Long CPU intensive activities in single threaded languages (Python or Javascript)

Background:

In our workflow we have:

  1. Short running activities
  2. Long running CPU intensive activities
  3. Queries, Signals, etc.

In addition, we are using the Python SDK.

What I would expect:

A worker which is busy processing a long running activity will not pick up any other activities (or queries or signals) until it has finished processing it.

What is actually happening:

The moment the intensive activity is picked up, we are noticing many other short running activities or queries are timing out. I assume they are being picked up by the busy worker, who’s process is busy with the long running activity.

What is the recommended configuration / solution?

Is there any configuration that should be set specifically for single threaded languages such as Python or Javascript?

I assume defining workers for cpu intensive activities separately from the workers for short running activities is one solution, but is there a way to avoid this operational overhead?

Thanks for the help.

You can use the max_concurrent_activities setting when creating a worker to limit the number of activities that worker can run at a time. It is defaulted to 100. It is common to set it to a low number (or even 1) to limit resource-intensive activities.

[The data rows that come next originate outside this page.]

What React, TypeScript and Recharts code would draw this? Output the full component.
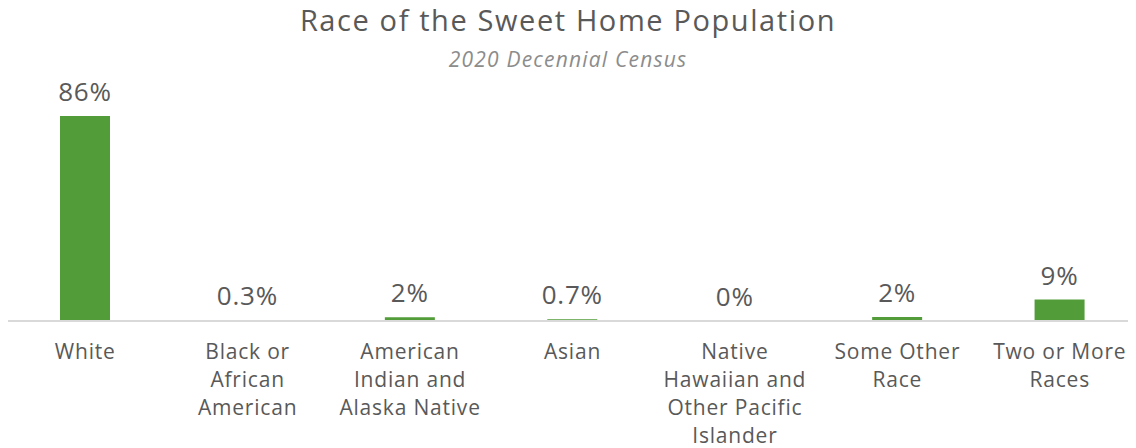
import { BarChart, Bar, XAxis, YAxis, LabelList } from 'recharts'

const CATEGORIES = [
  'White',
  'Black or\nAfrican\nAmerican',
  'American\nIndian and\nAlaska Native',
  'Asian',
  'Native\nHawaiian and\nOther Pacific\nIslander',
  'Some Other\nRace',
  'Two or More\nRaces',
]
const VALUES = [86, 0.3, 1.6, 0.7, 0, 1.7, 9]
const VALUE_LABELS = ['86%', '0.3%', '2%', '0.7%', '0%', '2%', '9%']

const TITLE = 'Race of the Sweet Home Population'
const SUBTITLE = '2020 Decennial Census'

const FONT = '"Open Sans", "DejaVu Sans", sans-serif'
const TEXT = '#595959'
const GREEN = '#529D3A'

const data = CATEGORIES.map((name, i) => ({ name, value: VALUES[i], label: VALUE_LABELS[i] }))

function CategoryTick(props: any) {
  const { x, y, payload } = props
  const lines = String(payload.value).split('\n')
  return (
    <text x={x} y={y} textAnchor="middle" fill={TEXT} fontSize={21} fontFamily={FONT} letterSpacing={0.8}>
      {lines.map((line, i) => (
        <tspan key={i} x={x} dy={i === 0 ? 30 : 28}>
          {line}
        </tspan>
      ))}
    </text>
  )
}

export default function App() {
  return (
    <div
      style={{
        position: 'relative',
        width: 1136,
        height: 448,
        margin: '-8px 0 0 -8px',
        overflow: 'hidden',
        background: '#fff',
      }}
    >
      <div
        style={{
          position: 'absolute',
          top: 0,
          left: 0,
          width: 1136,
          textAlign: 'center',
          fontFamily: FONT,
          fontSize: 29,
          letterSpacing: 1.6,
          color: TEXT,
        }}
      >
        {TITLE}
      </div>
      <div
        style={{
          position: 'absolute',
          top: 45,
          left: 0,
          width: 1136,
          textAlign: 'center',
          fontFamily: FONT,
          fontSize: 21,
          fontStyle: 'italic',
          letterSpacing: 1.2,
          color: '#8c8c8c',
        }}
      >
        {SUBTITLE}
      </div>
      <BarChart width={1141} height={448} data={data} margin={{ top: 116, right: 0, left: 4, bottom: 0 }}>
        <XAxis
          dataKey="name"
          axisLine={{ stroke: '#d9d9d9', strokeWidth: 2 }}
          tickLine={false}
          interval={0}
          height={127}
          tick={<CategoryTick />}
        />
        <YAxis hide domain={[0, 86]} />
        <Bar dataKey="value" fill={GREEN} barSize={50} minPointSize={0.3} isAnimationActive={false}>
          <LabelList
            dataKey="label"
            position="top"
            offset={15}
            fill={TEXT}
            fontSize={26}
            fontFamily={FONT}
            letterSpacing={0.8}
          />
        </Bar>
      </BarChart>
    </div>
  )
}
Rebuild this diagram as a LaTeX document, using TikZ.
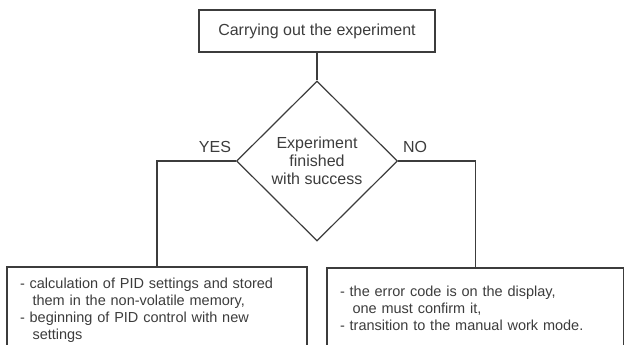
\documentclass[tikz,border=0pt]{standalone}
\usepackage{fontspec}
\setmainfont{Liberation Sans}
\usetikzlibrary{shapes.geometric}
\definecolor{inkgray}{HTML}{3C3C3C}
\newcommand{\contline}{\hspace*{12.5pt}}
\begin{document}
\begin{tikzpicture}[x=1pt, y=-1pt, line width=1.2pt, color=inkgray,
  stepbox/.style={draw, rectangle, inner sep=0pt, font=\fontsize{16}{18}\selectfont},
  testbox/.style={draw, diamond, inner sep=0pt, align=center, font=\fontsize{16}{18}\selectfont},
  listbox/.style={draw, rectangle, inner sep=0pt, align=left, font=\fontsize{14.5}{17}\selectfont},
  answer/.style={font=\fontsize{16}{18}\selectfont}]
\useasboundingbox (0,0) rectangle (624,345);
\clip (0,0) rectangle (624,345);
\node[stepbox, minimum width=236pt, minimum height=42pt] (start) at (317, 31) {Carrying out the experiment};
\node[testbox, minimum width=161pt, minimum height=160pt] (check) at (317, 161) {Experiment\\finished\\with success};
\node[listbox, minimum width=300pt, minimum height=86pt, text width=274pt] (yesbox) at (157, 310) {- calculation of PID settings and stored\\\contline them in the non-volatile memory,\\- beginning of PID control with new\\\contline settings};
\node[listbox, minimum width=297pt, minimum height=81pt, text width=271pt] (nobox) at (475.5, 308.5) {- the error code is on the display,\\\contline one must confirm it,\\- transition to the manual work mode.};
\node[answer] (yes) at (215, 147) {YES};
\node[answer] (no) at (415, 147) {NO};
\draw (start) -- (check);
\draw (check.west) -| (yesbox.north);
\draw (check.east) -| (nobox.north);
\end{tikzpicture}
\end{document}
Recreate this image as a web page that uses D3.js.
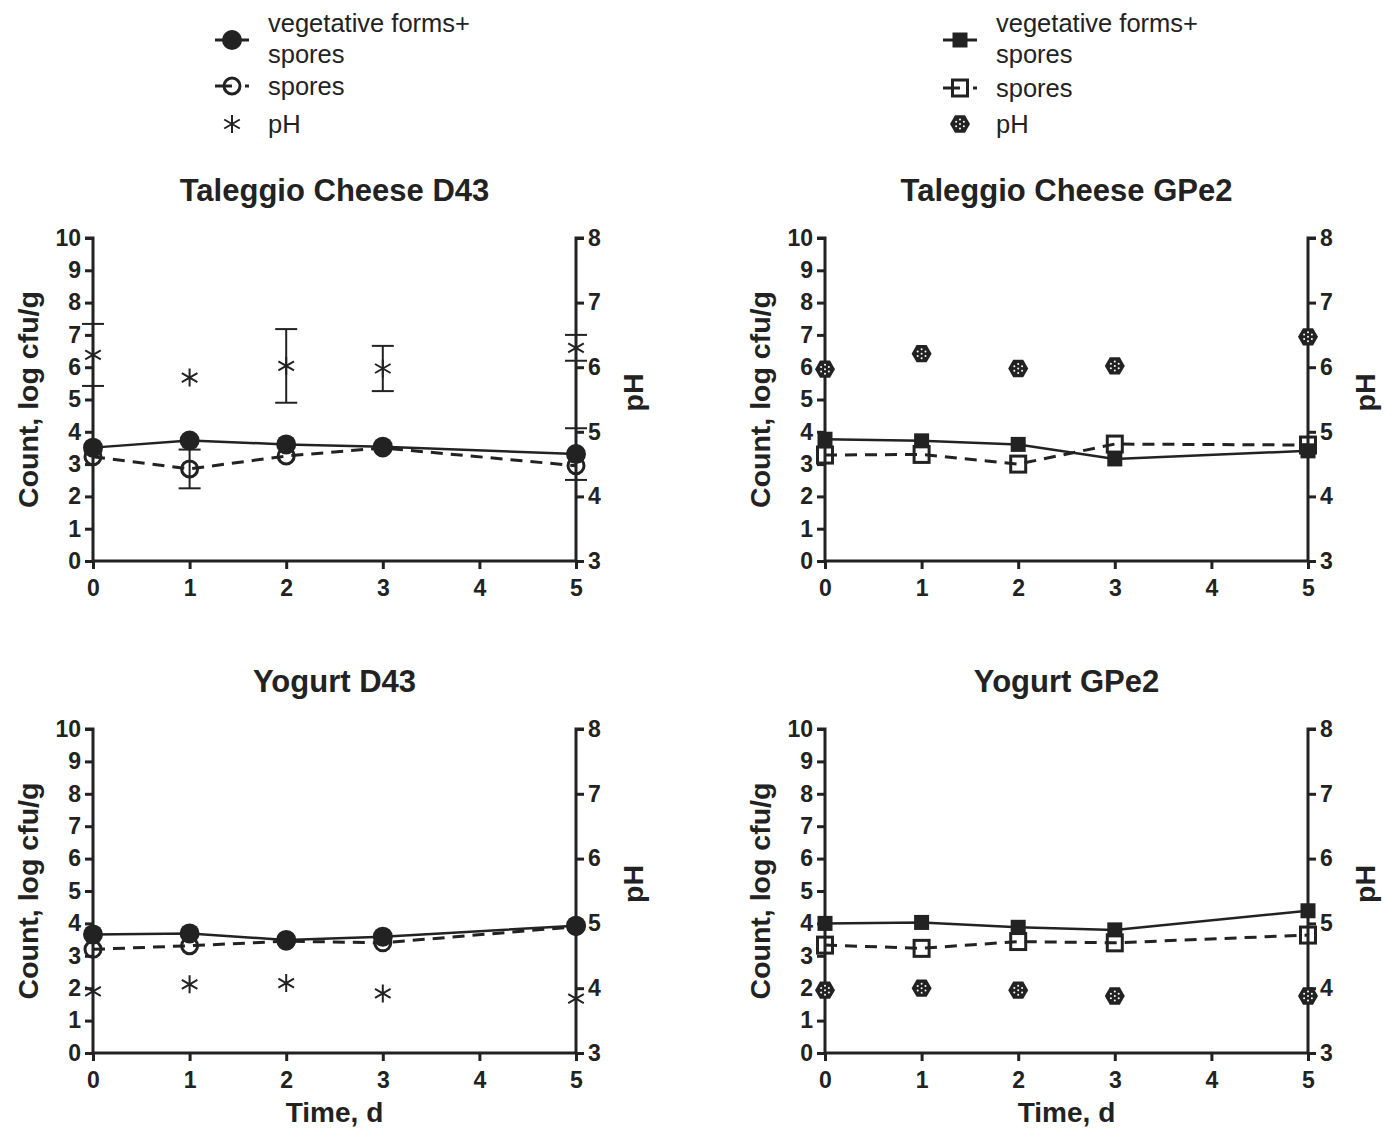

Thanks for the quick reply.
Would this setting limit just the concurrent activities? Or would it also make sure not to run any queries, signals or workflow tasks on the worker while it is running an activity?

Just concurrent activities. But you can make activity and/or workflow only workers. If a worker only has activities set on it and no workflows, it never polls workflow work. Similarly if a worker only has workflows set on it and no activities (or does have activities for local activity use but no_remote_activities=True is set), then it never polls for activity work. So you can create activity-only and workflow-only workers on a task queue in completely separate areas/processes.

Ok, and I understand this is the common practice?
(If so would it make sense for a feature request to limit all types of concurrent tasks on a worker, not just activities? Would be especially useful for single threaded languages to prevent these issues)
And one more clarification - query tasks are considered “Workflow work”?

Yes, especially for Python where AI companies want to run activities on limited GPU resources. So they start max_concurrent_activities=1 activity-only workers on each GPU-based resource and use Temporal to distribute the work.

No, because splitting into two workers is basically the same thing. Workers are just activity workers and workflow workers, and there is not very much overlap (local activities notwithstanding). They are just combined for user simplicity but can be split just as easily.

Yes, workflow work is anything applying to the workflow from the server. While a query may not technically make a “workflow task” in the event history, it is commonly still referred to as a task to accomplish (and so is governed by max_concurrent_workflow_tasks). Granted workflow tasks should take just milliseconds to complete (local activities notwithstanding), so there is not usually a need to limit them to low concurrency. However, they do use memory when cached and so the cache size may be worth tuning.